Example SQL Runner Playbook
The example below executes the unload transaction across three demo tables in the atomic schema. Selecting schema and backupWindow as variables allows us to easily control them without altering each individual SQL file.

:targets:
  - :name:     "Test Redshift"
    :type:     redshift
    :host:     host location
    :database: database name
    :port:     0000
    :username: Test
    :password: {{secret "redshift-password"}}
    :ssl:      false # SSL disabled by default
:variables:
  :backupWindow: "18"
  :schema: "atomic"
:steps:
  - :name: 00-table_name
    :queries:
      - :name: 00-table_name
        :file: sql file path
        :template: true
:steps:
  - :name: 01-table_name
    :queries:
      - :name: 01-table_name
        :file: sql file path
        :template: true
:steps:
  - :name: 02-table_name
    :queries:
      - :name: 02-table_name
        :file: sql file path
        :template: true

In order for the playbook to communicate with the associated SQL files, some code alterations compared to the example outlined earlier are required:

SQL With Playbook Association

BEGIN;

-- renaming the table prior to dropping it

ALTER TABLE {{.schema}}.table_name RENAME TO table_name_old;

-- creating an empty version of the table

CREATE TABLE IF NOT EXISTS {{.schema}}.table_name_new (table definition);

-- populating the empty table with the most recent 18 months of data from the old table

INSERT INTO {{.schema}}.table_name_new ('SELECT * FROM {{.schema}}.table_name_old WHERE root_tstamp > DATE_ADD(\'month\', -{{.backupWindow}}, CURRENT_DATE)');

-- renaming the new table to replace the table dropped

ALTER TABLE {{.schema}}.table_name_new RENAME TO table_name;

ALTER TABLE {{.schema}}.table_name OWNER to owner_name;

COMMIT;

--  dropping the table with data older than 18 months

DROP TABLE {{.schema}}.table_name_old;

Deep Copying Tables With A Primary Key
When performing a deep copy on a table with a primary key, make sure that the constraint is dropped before inserting an empty table with the same definition into Redshift. An example of a table with a primary key is atomic.events.

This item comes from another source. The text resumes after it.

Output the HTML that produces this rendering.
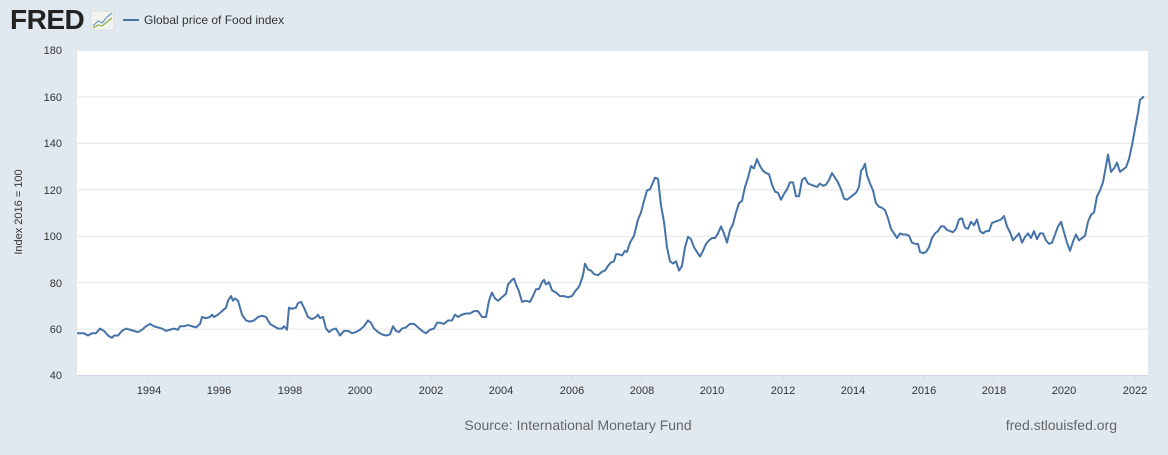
<!DOCTYPE html>
<html><head><meta charset="utf-8"><style>
body{margin:0;width:1168px;height:450px;background:#e1e9f0;font-family:"Liberation Sans",sans-serif;overflow:hidden}
</style></head><body>
<svg width="1168" height="450" xmlns="http://www.w3.org/2000/svg" font-family="Liberation Sans, sans-serif">
<rect width="1168" height="450" fill="#e1e9f0"/>
<text x="10" y="29" font-size="28" font-weight="bold" fill="#222" letter-spacing="-0.5">FRED</text>
<rect x="91" y="11" width="23" height="19" fill="#f2f2ee" stroke="#ccc" stroke-width="0.5"/>
<polyline points="93,26 98,21 102,23 107,17 112,13" fill="none" stroke="#6a9bc8" stroke-width="1.2"/>
<polyline points="93,28 98,25 102,26 107,22 112,18" fill="none" stroke="#8ab04a" stroke-width="1.2"/>
<line x1="123" y1="20" x2="139" y2="20" stroke="#4572a7" stroke-width="2"/>
<text x="144" y="24" font-size="12" fill="#333">Global price of Food index</text>
<rect x="77" y="50" width="1071" height="325" fill="#fff"/>
<g stroke="#e6e6e6" stroke-width="1">
<line x1="77" x2="1148" y1="50.5" y2="50.5"/><line x1="77" x2="1148" y1="96.9" y2="96.9"/>
<line x1="77" x2="1148" y1="143.4" y2="143.4"/><line x1="77" x2="1148" y1="189.8" y2="189.8"/>
<line x1="77" x2="1148" y1="236.2" y2="236.2"/><line x1="77" x2="1148" y1="282.6" y2="282.6"/>
<line x1="77" x2="1148" y1="329.1" y2="329.1"/>
</g>
<line x1="77" x2="1148" y1="375.5" y2="375.5" stroke="#ccd6eb"/>
<g font-size="11" fill="#333" text-anchor="end">
<text x="62" y="54">180</text><text x="62" y="101">160</text><text x="62" y="147">140</text>
<text x="62" y="194">120</text><text x="62" y="240">100</text><text x="62" y="287">80</text>
<text x="62" y="333">60</text><text x="62" y="379">40</text>
</g>
<text transform="translate(22,212) rotate(-90)" font-size="11" fill="#333" text-anchor="middle">Index 2016 = 100</text>
<g font-size="11" fill="#333" text-anchor="middle">
<text x="149" y="394">1994</text><text x="219" y="394">1996</text><text x="290" y="394">1998</text>
<text x="360" y="394">2000</text><text x="431" y="394">2002</text><text x="501" y="394">2004</text>
<text x="572" y="394">2006</text><text x="642" y="394">2008</text><text x="712" y="394">2010</text>
<text x="783" y="394">2012</text><text x="853" y="394">2014</text><text x="924" y="394">2016</text>
<text x="994" y="394">2018</text><text x="1064" y="394">2020</text><text x="1135" y="394">2022</text>
</g>
<g stroke="#ccd6eb">
<line x1="149" x2="149" y1="375" y2="380"/><line x1="219" x2="219" y1="375" y2="380"/><line x1="290" x2="290" y1="375" y2="380"/><line x1="360" x2="360" y1="375" y2="380"/><line x1="431" x2="431" y1="375" y2="380"/><line x1="501" x2="501" y1="375" y2="380"/><line x1="572" x2="572" y1="375" y2="380"/><line x1="642" x2="642" y1="375" y2="380"/><line x1="712" x2="712" y1="375" y2="380"/><line x1="783" x2="783" y1="375" y2="380"/><line x1="853" x2="853" y1="375" y2="380"/><line x1="924" x2="924" y1="375" y2="380"/><line x1="994" x2="994" y1="375" y2="380"/><line x1="1064" x2="1064" y1="375" y2="380"/><line x1="1135" x2="1135" y1="375" y2="380"/>
</g>
<g transform="matrix(1,0,0,-2.3214,0,467.86)">
<polyline fill="none" stroke="#4572a7" stroke-width="2" vector-effect="non-scaling-stroke" stroke-linejoin="round" points="
77,58 84,58 88,57 92,58 96,58 100,60 104,59 108,57 112,56 114,57 118,57 122,59 126,60 130,59.5 134,59 138,58.5 142,59.5 146,61 150,62 154,61 158,60.5 162,60 166,59 170,59.5 174,60 178,59.5 180,61 184,61 188,61.5 192,61 196,60.5 200,62 202,65 206,64.5 210,65 212,66 214,65 218,66 222,67.5 226,69 228,72 231,74 233,72 235,73 238,72 242,66 246,63.5 250,63 254,63.5 258,65 262,65.5 266,65 270,62 274,61 278,60 282,60 284,61 287,59.5 289,69 292,68.5 296,69 298,71 301,71.5 304,69 308,65 312,64 316,65 318,66 320,64.5 323,65 326,60 329,58.5 332,59.5 336,60 340,57 344,59 348,59 352,58 356,58.5 360,59.5 364,61 368,63.5 371,62.5 374,60 378,58.5 382,57.5 386,57 390,57.5 393,61 396,59 399,58.5 402,60 406,60.5 410,62 414,62 418,60.5 422,59 426,58 430,59.5 434,60 437,62.5 440,62.5 444,62 448,63.5 452,63.5 455,66 458,65 462,66 466,66.5 470,66.5 474,67.5 478,67.5 482,65 486,65 489,72 492,75.5 495,73 498,72 502,73.5 506,75 508,79 512,81 514,81.5 516,79 519,76 522,71.5 526,72 530,71.5 533,74 536,77 539,77 542,80 544,81 546,79 549,80 552,76.5 556,75.5 560,74 564,74 568,73.5 572,74 575,76 578,77.5 580,79 583,83 585,88 588,85.5 591,85 594,83.5 598,83 602,84.5 605,85 608,87 611,88.5 614,89 616,92 619,92 622,91.5 625,93.5 627,93 630,97 634,100 638,107 641,110 644,115 647,119.5 650,120 652,122 655,125 658,124.5 661,113 664,106 667,95 670,89 673,88 676,89 679,85 682,87 685,95 688,99.5 691,98.5 694,95 697,93 700,91 703,93.5 706,96.5 709,98 712,99 715,99 718,101 721,104 724,101 727,97 730,102.5 733,105 736,110 739,114 742,115 745,121 748,125 751,130 754,129 757,133 760,130 763,128 766,127 769,126.5 772,122 775,119 778,118.5 781,115.5 784,118 787,120 790,123 793,123 796,117 799,117 802,124 805,125 808,122.5 811,122 814,121.5 817,121 820,122.5 823,121.5 826,122 829,124 832,127 835,125 838,123 841,120 844,116 847,115.5 850,116.5 853,117.5 856,118.5 859,121 861,128 863,129 865,131 867,126 870,122.5 873,119.5 876,114 879,112.5 882,112 885,111 888,107.5 891,103 894,101 897,99 900,101 903,100.5 906,100.5 909,100 912,97 915,96.5 918,96.5 920,93 923,92.5 926,93 929,95 932,99 935,101 938,102 941,104 944,104 947,102.5 950,102 953,101.5 956,103 959,107 962,107.5 965,103.5 968,103 971,106 974,104.5 977,107 980,102 983,101 986,102 989,102 992,105.5 995,106 998,106.5 1001,107 1004,108.5 1007,104 1010,101.5 1013,98 1016,99.5 1019,101 1022,97 1025,99.5 1028,101 1031,99 1034,102 1037,98.5 1040,101 1043,101 1046,98 1049,96.5 1052,97 1055,100.5 1058,104 1061,106 1064,101.5 1067,97 1070,93.5 1073,97.5 1076,100.5 1079,98 1082,99 1085,100 1088,106 1091,109 1094,110 1097,117 1100,119.5 1103,123 1106,130 1108,135 1111,127.5 1114,129 1117,131.5 1120,127.5 1123,128.5 1126,129.5 1129,133 1132,139 1135,146 1138,153 1140,158.5 1144,160"/>
</g>
<text x="578" y="430" font-size="14" fill="#666" text-anchor="middle">Source: International Monetary Fund</text>
<text x="1117" y="430" font-size="14" fill="#666" text-anchor="end">fred.stlouisfed.org</text>
</svg>
</body></html>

Deep Copy With Constraint Drop

BEGIN;

-- renaming the table prior to dropping it

ALTER TABLE {{.schema}}.table_name RENAME TO table_name_old;

-- removing the primary key from the drop table

ALTER TABLE {{.schema}}.table_name_old DROP CONSTRAINT constraint_name;

-- creating an empty version of the table

CREATE TABLE IF NOT EXISTS {{.schema}}.table_name_new (table definition);

-- populating the empty table with the most recent 18 months of data from the old table

INSERT INTO {{.schema}}.table_name_new ('SELECT * FROM {{.schema}}.table_name_old WHERE root_tstamp > DATE_ADD(\'month\', -{{.backupWindow}}, CURRENT_DATE)');

-- renaming the new table to replace the table dropped

ALTER TABLE {{.schema}}.table_name_new RENAME TO table_name;

ALTER TABLE {{.schema}}.table_name OWNER to owner_name;

COMMIT;

--  dropping the table with data older than 18 months

DROP TABLE {{.schema}}.table_name_old;

In Too Deep Copying
A potential downfall of running a deep copy process is the requirement of using less than 50% disk space prior to starting it. This is because the full set of desired data has to be copied and stored temporarily before the tables that include the data to be archived can be deleted.